## start
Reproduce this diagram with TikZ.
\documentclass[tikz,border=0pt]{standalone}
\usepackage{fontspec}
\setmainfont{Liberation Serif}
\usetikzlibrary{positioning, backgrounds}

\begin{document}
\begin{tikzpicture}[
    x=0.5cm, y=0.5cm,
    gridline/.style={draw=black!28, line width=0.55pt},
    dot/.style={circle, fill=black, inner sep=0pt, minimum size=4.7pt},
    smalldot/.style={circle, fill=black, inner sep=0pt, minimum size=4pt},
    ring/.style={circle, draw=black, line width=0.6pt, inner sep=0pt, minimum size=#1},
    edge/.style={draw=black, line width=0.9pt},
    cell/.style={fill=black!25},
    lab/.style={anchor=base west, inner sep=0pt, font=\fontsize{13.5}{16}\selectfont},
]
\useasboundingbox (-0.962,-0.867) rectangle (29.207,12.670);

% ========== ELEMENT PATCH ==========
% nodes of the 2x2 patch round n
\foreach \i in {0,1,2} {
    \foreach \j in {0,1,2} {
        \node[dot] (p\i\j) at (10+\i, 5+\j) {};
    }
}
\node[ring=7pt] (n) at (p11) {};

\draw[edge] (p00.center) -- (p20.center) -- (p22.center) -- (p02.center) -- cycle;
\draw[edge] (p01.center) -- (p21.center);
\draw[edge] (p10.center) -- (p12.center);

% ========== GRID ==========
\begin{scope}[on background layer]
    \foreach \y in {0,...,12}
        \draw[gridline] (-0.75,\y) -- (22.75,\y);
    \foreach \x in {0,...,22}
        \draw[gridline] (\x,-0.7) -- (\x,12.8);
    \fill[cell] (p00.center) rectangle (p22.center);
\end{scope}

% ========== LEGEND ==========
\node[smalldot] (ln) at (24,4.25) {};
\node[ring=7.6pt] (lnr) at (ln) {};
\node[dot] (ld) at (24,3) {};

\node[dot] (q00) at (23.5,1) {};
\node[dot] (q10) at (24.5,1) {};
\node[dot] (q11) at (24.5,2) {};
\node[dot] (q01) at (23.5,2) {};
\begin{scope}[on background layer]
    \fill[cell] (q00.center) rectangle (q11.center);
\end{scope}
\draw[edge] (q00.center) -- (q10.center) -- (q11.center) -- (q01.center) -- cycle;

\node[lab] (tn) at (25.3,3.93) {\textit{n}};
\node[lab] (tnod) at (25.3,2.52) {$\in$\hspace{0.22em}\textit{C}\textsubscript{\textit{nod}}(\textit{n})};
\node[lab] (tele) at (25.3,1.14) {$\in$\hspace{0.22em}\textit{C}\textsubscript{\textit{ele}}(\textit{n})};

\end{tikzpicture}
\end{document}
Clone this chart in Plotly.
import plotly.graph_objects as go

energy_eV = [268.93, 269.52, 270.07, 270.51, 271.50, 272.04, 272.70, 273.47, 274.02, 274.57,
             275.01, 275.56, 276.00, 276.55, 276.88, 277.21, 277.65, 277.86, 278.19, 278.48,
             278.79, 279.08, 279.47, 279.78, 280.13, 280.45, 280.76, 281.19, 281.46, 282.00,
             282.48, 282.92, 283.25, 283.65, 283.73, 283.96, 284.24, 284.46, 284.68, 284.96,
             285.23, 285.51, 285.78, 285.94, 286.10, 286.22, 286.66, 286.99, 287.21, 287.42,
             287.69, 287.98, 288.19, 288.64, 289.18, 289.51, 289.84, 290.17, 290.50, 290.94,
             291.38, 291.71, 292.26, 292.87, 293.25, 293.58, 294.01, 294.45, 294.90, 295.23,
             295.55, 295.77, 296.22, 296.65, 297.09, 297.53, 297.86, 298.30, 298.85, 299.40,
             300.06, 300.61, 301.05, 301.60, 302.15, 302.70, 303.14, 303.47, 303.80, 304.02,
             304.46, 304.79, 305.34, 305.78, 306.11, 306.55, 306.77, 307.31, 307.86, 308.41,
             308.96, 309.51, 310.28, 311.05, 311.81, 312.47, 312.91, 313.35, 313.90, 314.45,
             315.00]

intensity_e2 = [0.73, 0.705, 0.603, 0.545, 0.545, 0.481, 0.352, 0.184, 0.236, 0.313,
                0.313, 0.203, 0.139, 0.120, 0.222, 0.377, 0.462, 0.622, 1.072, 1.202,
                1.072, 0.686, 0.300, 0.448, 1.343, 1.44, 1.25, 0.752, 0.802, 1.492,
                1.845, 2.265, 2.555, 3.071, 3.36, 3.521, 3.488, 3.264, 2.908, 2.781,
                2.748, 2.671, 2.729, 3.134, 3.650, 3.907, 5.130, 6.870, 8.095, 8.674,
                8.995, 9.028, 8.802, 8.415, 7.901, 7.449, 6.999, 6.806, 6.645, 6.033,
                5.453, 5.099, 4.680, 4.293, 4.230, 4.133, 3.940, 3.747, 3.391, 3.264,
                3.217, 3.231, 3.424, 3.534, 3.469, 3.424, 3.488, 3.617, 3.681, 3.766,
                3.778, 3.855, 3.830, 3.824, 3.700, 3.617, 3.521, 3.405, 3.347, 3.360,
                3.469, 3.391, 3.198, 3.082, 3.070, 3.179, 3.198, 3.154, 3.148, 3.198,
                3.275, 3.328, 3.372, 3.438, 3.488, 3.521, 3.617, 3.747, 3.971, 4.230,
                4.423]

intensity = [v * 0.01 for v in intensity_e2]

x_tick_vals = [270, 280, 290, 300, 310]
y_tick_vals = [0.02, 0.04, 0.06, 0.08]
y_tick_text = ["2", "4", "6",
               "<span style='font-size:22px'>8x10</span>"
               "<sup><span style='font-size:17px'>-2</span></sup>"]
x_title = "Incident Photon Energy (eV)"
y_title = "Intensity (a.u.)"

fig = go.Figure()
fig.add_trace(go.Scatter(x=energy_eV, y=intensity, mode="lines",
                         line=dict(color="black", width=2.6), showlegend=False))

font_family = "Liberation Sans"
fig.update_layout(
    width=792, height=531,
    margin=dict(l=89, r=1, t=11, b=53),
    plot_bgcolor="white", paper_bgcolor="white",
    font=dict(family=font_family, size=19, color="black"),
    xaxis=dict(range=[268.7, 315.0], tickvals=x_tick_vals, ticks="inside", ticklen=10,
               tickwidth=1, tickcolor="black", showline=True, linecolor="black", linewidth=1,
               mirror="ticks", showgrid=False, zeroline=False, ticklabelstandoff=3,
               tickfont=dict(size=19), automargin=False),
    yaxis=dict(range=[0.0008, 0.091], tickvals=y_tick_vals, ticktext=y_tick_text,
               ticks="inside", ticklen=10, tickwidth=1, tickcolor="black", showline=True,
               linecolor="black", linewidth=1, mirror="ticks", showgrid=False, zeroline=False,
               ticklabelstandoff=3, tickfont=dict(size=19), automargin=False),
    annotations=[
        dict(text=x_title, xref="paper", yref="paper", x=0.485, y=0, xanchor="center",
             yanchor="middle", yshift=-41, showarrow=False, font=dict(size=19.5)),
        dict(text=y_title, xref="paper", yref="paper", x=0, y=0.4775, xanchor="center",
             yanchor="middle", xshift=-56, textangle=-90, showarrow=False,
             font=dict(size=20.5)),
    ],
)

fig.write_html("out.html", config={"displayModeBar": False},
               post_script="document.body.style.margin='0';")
## end
(TASK): Print, please, the lines from the first line of the material through the line that contains "(p10.center) -- (p12.center);", exactly as written and with nothing added.

(WRITTEN ANSWER):
Reproduce this diagram with TikZ.
\documentclass[tikz,border=0pt]{standalone}
\usepackage{fontspec}
\setmainfont{Liberation Serif}
\usetikzlibrary{positioning, backgrounds}

\begin{document}
\begin{tikzpicture}[
    x=0.5cm, y=0.5cm,
    gridline/.style={draw=black!28, line width=0.55pt},
    dot/.style={circle, fill=black, inner sep=0pt, minimum size=4.7pt},
    smalldot/.style={circle, fill=black, inner sep=0pt, minimum size=4pt},
    ring/.style={circle, draw=black, line width=0.6pt, inner sep=0pt, minimum size=#1},
    edge/.style={draw=black, line width=0.9pt},
    cell/.style={fill=black!25},
    lab/.style={anchor=base west, inner sep=0pt, font=\fontsize{13.5}{16}\selectfont},
]
\useasboundingbox (-0.962,-0.867) rectangle (29.207,12.670);

% ========== ELEMENT PATCH ==========
% nodes of the 2x2 patch round n
\foreach \i in {0,1,2} {
    \foreach \j in {0,1,2} {
        \node[dot] (p\i\j) at (10+\i, 5+\j) {};
    }
}
\node[ring=7pt] (n) at (p11) {};

\draw[edge] (p00.center) -- (p20.center) -- (p22.center) -- (p02.center) -- cycle;
\draw[edge] (p01.center) -- (p21.center);
\draw[edge] (p10.center) -- (p12.center);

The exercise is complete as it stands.